Bayesian Graph Traversal
William N. Caballero, Phillip R. Jenkins, David Banks, Matthew Robbins
TL;DR
The paper addresses planning a Bayesian traversal on an uncertain graph where edge costs and node rewards are unknown and learned via Gaussian process priors. It formulates the problem in a sequential decision framework, derives GP-based posterior updates, and proves NP-hardness, motivating practical heuristics. Four policies—Myopic, UCB, H-Path, and Speculating Clairvoyant—balance exploration and exploitation and are evaluated through illustrative and UAS-public-safety case studies as well as random Erdős–Rényi networks. The results show that H-Path and Speculating Clairvoyant often outperform the baseline while the best choice depends on graph structure and hyperparameters, highlighting the need for problem-aware policy tuning and future extensions. The work advances decision-analytic routing under uncertainty with practical implications for autonomous exploration and information gathering on networks.
Abstract
This research considers Bayesian decision-analytic approaches toward the traversal of an uncertain graph. Namely, a traveler progresses over a graph in which rewards are gained upon a node's first visit and costs are incurred for every edge traversal.
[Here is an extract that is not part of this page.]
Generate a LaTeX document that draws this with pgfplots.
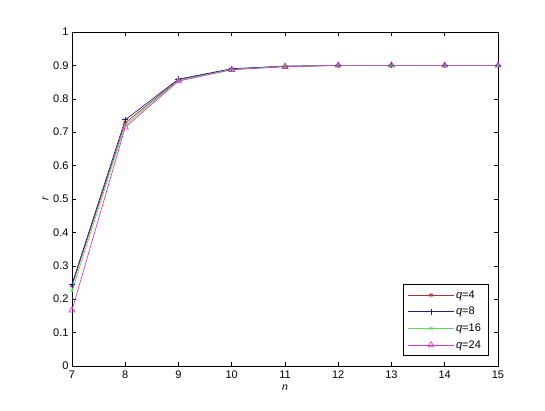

The traveler knows the graph's adjacency matrix and his starting position but does not know the rewards and costs. The traveler is a Bayesian who encodes his beliefs about these values using a Gaussian process prior and who seeks to maximize his expected utility over these beliefs. Adopting a decision-analytic perspective, we develop sequential decision-making solution strategies for this coupled information-collection and network-routing problem. We show that the problem is NP-Hard and derive properties of the optimal walk. These properties provide heuristics for the traveler's problem that balance exploration and exploitation. We provide a practical case study focused on the use of unmanned aerial systems for public safety and empirically study policy performance in myriad Erdos-Renyi settings.